What angered so many coaches, fans and those who fuel a lot of financial fires at state championships was many areas were forced to have to make a team decision. One that was years in the planning – of maybe pulling off an upset and getting to play for a coveted state title.
But we are all about developing and making sure that you get the exposure and are able to show – at least on film – that you are ready to be considered for some financial assistance at the next level.
There are those who are not in this to win this. Not taking a shot, but they do more than you know by helping to teach the game and to instill character.
Then you have teams with hope for a banner season such as: Fort Lauderdale Cardinal Gibbons, Miami Gulliver Prep, Fort St. Thomas Aquinas, Chaminade-Madonna, Plantation American Heritage, Homestead, Miami Edison, Miami Palmetto, Miami Central, Miami Northwestern, Gulliver Prep, Calvary Christian Academy, Dade Christian and Champagnat Catholic, who have all opted in – along with several other programs.

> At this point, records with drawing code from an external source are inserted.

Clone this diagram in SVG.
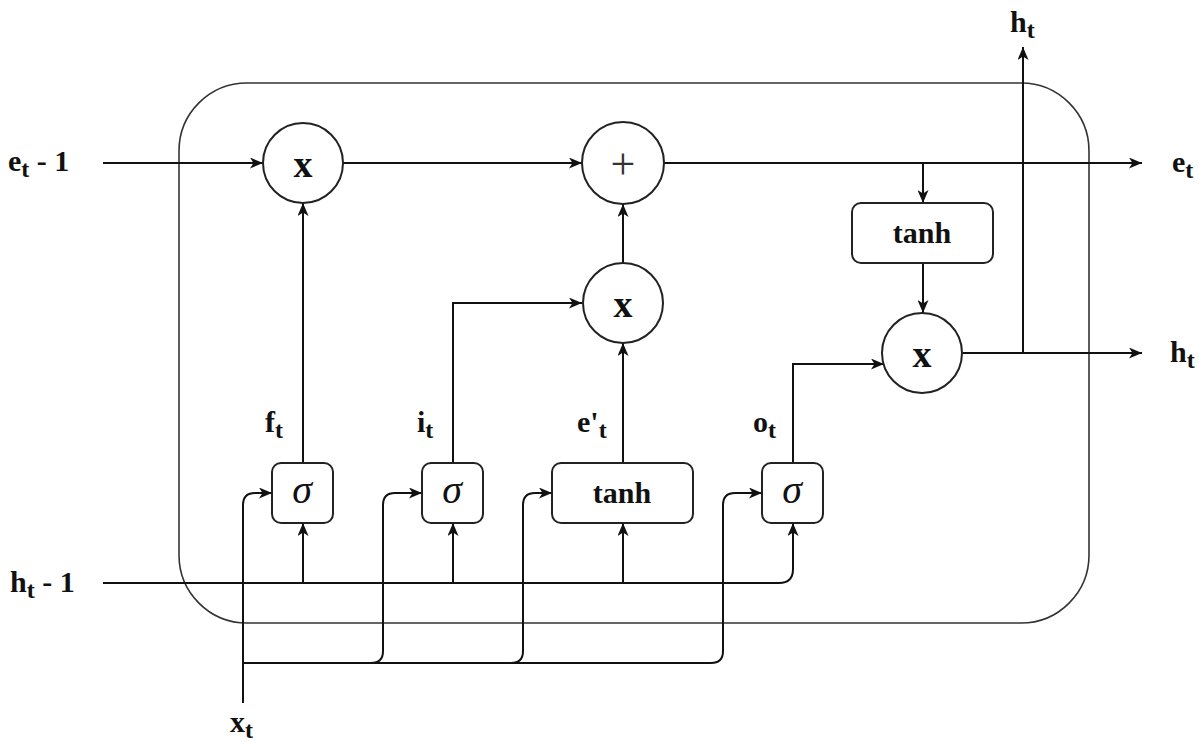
<svg xmlns="http://www.w3.org/2000/svg" width="1199" height="742" viewBox="0 0 1199 742">
<style>
.edge{fill:none;stroke:#111;stroke-width:2}
.arr{marker-end:url(#ah)}
.node{fill:#fff;stroke:#222;stroke-width:2}
.lbl{font-family:"Liberation Serif","DejaVu Serif",serif;font-weight:bold;font-size:30px;fill:#111}
.sub{font-size:24px}
.op{font-family:"Liberation Serif","DejaVu Serif",serif;font-weight:bold;font-size:38px;fill:#111;text-anchor:middle}
.plus{font-family:"Liberation Serif","DejaVu Serif",serif;font-weight:normal;font-size:44px;fill:#333;text-anchor:middle}
.sig{font-family:"Liberation Serif","DejaVu Serif",serif;font-style:italic;font-size:40px;fill:#111;text-anchor:middle}
.fn{font-family:"Liberation Serif","DejaVu Serif",serif;font-weight:bold;font-size:30px;fill:#111;text-anchor:middle}
</style>
<defs>
<marker id="ah" viewBox="0 0 13 11" refX="13" refY="5.5" markerWidth="13" markerHeight="11" markerUnits="userSpaceOnUse" orient="auto">
<path d="M0,0 L13,5.5 L0,11 L3.5,5.5 Z" fill="#111"/>
</marker>
</defs>
<rect width="1199" height="742" fill="#fff"/>
<g id="cell">
<rect x="179" y="83" width="910" height="540" rx="68" ry="68" fill="none" stroke="#333" stroke-width="1.6"/>
</g>
<g id="connectors">
<path class="edge arr" d="M103,163 H263"/>
<path class="edge arr" d="M343,163 H582"/>
<path class="edge arr" d="M664,163 H1142"/>
<path class="edge arr" d="M923,163 V203"/>
<path class="edge arr" d="M923,263 V313"/>
<path class="edge arr" d="M963,353 H1142"/>
<path class="edge arr" d="M1023,353 V47"/>
<path class="edge arr" d="M303,463 V203"/>
<path class="edge arr" d="M453,463 V303 H582"/>
<path class="edge arr" d="M623,463 V343"/>
<path class="edge arr" d="M623,263 V204"/>
<path class="edge arr" d="M793,463 V364 H884"/>
<path class="edge arr" d="M103,583 H779 Q793,583 793,569 V523"/>
<path class="edge arr" d="M303,583 V523"/>
<path class="edge arr" d="M453,583 V523"/>
<path class="edge arr" d="M623,583 V523"/>
<path class="edge arr" d="M243,703 V505 Q243,493 255,493 H272"/>
<path class="edge arr" d="M243,663 H371 Q383,663 383,651 V505 Q383,493 395,493 H422"/>
<path class="edge arr" d="M243,663 H511 Q523,663 523,651 V505 Q523,493 535,493 H552"/>
<path class="edge arr" d="M243,663 H711 Q723,663 723,651 V505 Q723,493 735,493 H762"/>
</g>
<g id="mul-forget">
<circle class="node" cx="303" cy="163" r="40"/>
<text class="op" x="303" y="177">x</text>
</g>
<g id="add">
<circle class="node" cx="623" cy="163" r="41"/>
<text class="plus" x="623" y="179">+</text>
</g>
<g id="mul-input">
<circle class="node" cx="623" cy="303" r="40"/>
<text class="op" x="623" y="317">x</text>
</g>
<g id="mul-output">
<circle class="node" cx="922" cy="353" r="40"/>
<text class="op" x="922" y="367">x</text>
</g>
<g id="tanh-out">
<rect class="node" x="852" y="203" width="141" height="60" rx="9"/>
<text class="fn" x="922" y="243">tanh</text>
</g>
<g id="sigma-f">
<rect class="node" x="272" y="463" width="61" height="60" rx="9"/>
<text class="sig" x="302" y="503">σ</text>
</g>
<g id="sigma-i">
<rect class="node" x="422" y="463" width="61" height="60" rx="9"/>
<text class="sig" x="452" y="503">σ</text>
</g>
<g id="tanh-cand">
<rect class="node" x="552" y="463" width="141" height="60" rx="9"/>
<text class="fn" x="622" y="503">tanh</text>
</g>
<g id="sigma-o">
<rect class="node" x="762" y="463" width="61" height="60" rx="9"/>
<text class="sig" x="792" y="503">σ</text>
</g>
<g id="labels">
<text class="lbl" x="8" y="171">e<tspan class="sub" dy="6">t</tspan><tspan dy="-6"> - 1</tspan></text>
<text class="lbl" x="10" y="592">h<tspan class="sub" dy="6">t</tspan><tspan dy="-6"> - 1</tspan></text>
<text class="lbl" x="230" y="732">x<tspan class="sub" dy="6">t</tspan></text>
<text class="lbl" x="1010" y="32">h<tspan class="sub" dy="6">t</tspan></text>
<text class="lbl" x="1172" y="172">e<tspan class="sub" dy="6">t</tspan></text>
<text class="lbl" x="1170" y="362">h<tspan class="sub" dy="6">t</tspan></text>
<text class="lbl" x="265" y="432">f<tspan class="sub" dy="6">t</tspan></text>
<text class="lbl" x="417" y="432">i<tspan class="sub" dy="6">t</tspan></text>
<text class="lbl" x="577" y="432">e'<tspan class="sub" dy="6">t</tspan></text>
<text class="lbl" x="753" y="432">o<tspan class="sub" dy="6">t</tspan></text>
</g>
</svg>
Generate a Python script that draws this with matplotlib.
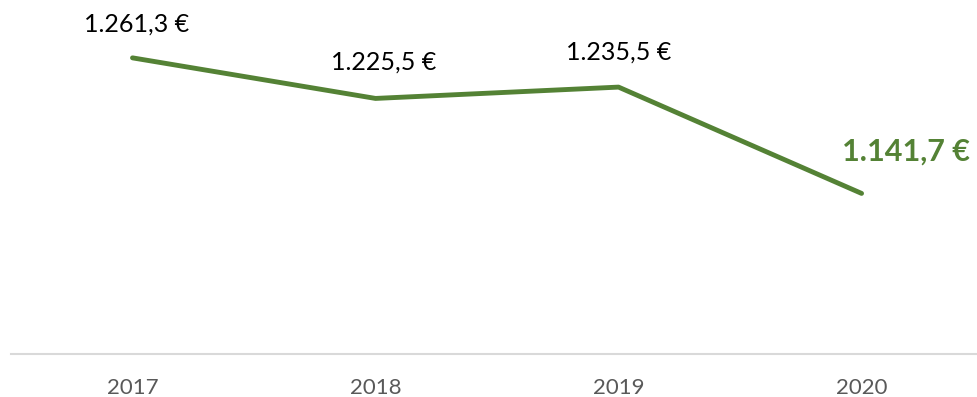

Miami Palmetto has the team this year to give it a more than competitive run in 8A.
St. Thomas Aquinas and Orlando Edgewater could be on a collision course again in 7A.
Miami Central and Dillard hope to meet again this year, but beyond you still have Palmetto in 6A.
You know that once again 5A should come down to Miami Northwestern and American Heritage. The Bulls are in the hunt for a fourth consecutive state title.
It’s Gulliver Prep, Pace and Cardinal Gibbons in 4A – with Miami Carol City and defending state champions Booker T. Washington opting out.
Three-time defending state champion Chaminade-Madonna has Miami Edison and No. 1 seed Calvary Christian in 3A. The Lions have one of the best and youngest defenses in the Florida.
Defending state champion Champagnat Catholic is going for a fifth straight trip to the 2A state title game and looking for a third state title in five years.